Spectral Delay Example (trying to add feedback)
Hi guys, I'm very new to this type of coding although am fairly proficient in Max/MSP.
I've been trying to add a feedback(per bin) control to the Spectral Delay example shipped with Gen.
I've tried messing about inside the Gen patcher with 'The Garden Of Earthly Delays' tutorial as my inspiration using [mix] and [history] objects but implementing feedback in this way in the frequency domain is causing me problems, (ie. this way it's feedback across all bins. also I get audio driver overloads due to not knowing what values to clip and fold between in the frequency domain - folding -1 1 seems to weaken the signal significantly).
Could anyone give me some tips on implementing this?
I think the Spectral Delay is a very interesting effect but is just a little bland to my ears without feedback.
check out the paper "Spectral Delays with Frequency Domain Processing" by Kim Boyle. I'm not sure if it deals with feedback though...

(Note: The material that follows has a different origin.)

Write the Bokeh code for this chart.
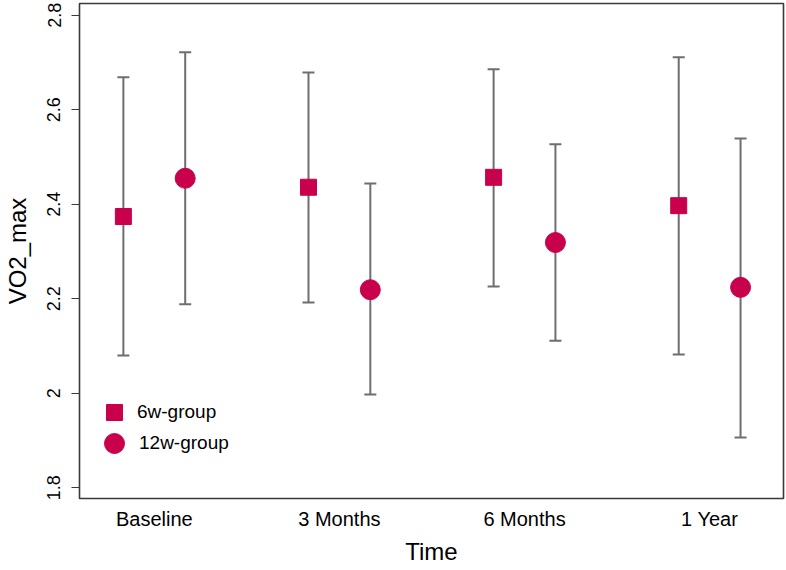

Also check out the patch (its not mine)...
The patch is without the feedback but I guess that in the same way that it reads delay times for bins from buffer, it could also read feedback information...
A fortnight later he replies...
Here's one way to do feedback. I added another parameter buffer for the feedback coefficients, like the delay and amplitude buffers. Inside the gen~ you can see I took the output of the amplitude delay, scaled it by this coefficient (per bin according to the frame index), and used a [delay 2048] to act as a kind of 'history' object in the pfft~ world. Because this is a feedback loop, there will be a minimum delay time of one FFT frame in the feedback loop. A bit more fancy patching could compensate for that perhaps. I've mixed this back in before the amplitude scaling ('pre-fader'), but it could be mixed in post-fader if preferred, perhaps with a separate feedback amplitude parameter.
Once again, I forgot about the sub-patcher. Try this:
Ooh, thank you so much, sounds fantastic.
another options is to simply have a feedback loop outside the fft. (i am aware of the
limits it has, but it is ok for most situations.)
More fun can be had by adding a little offset to the delay time in the feedback path, so that it feeds back into a different bin. Swooshy.
I know this is a pretty old thread, but I think Graham forgot to implement the filter, so I did.
I also removed the polar conversion as it is unnecessary if we're performing the same operation on both parts of the complex signal.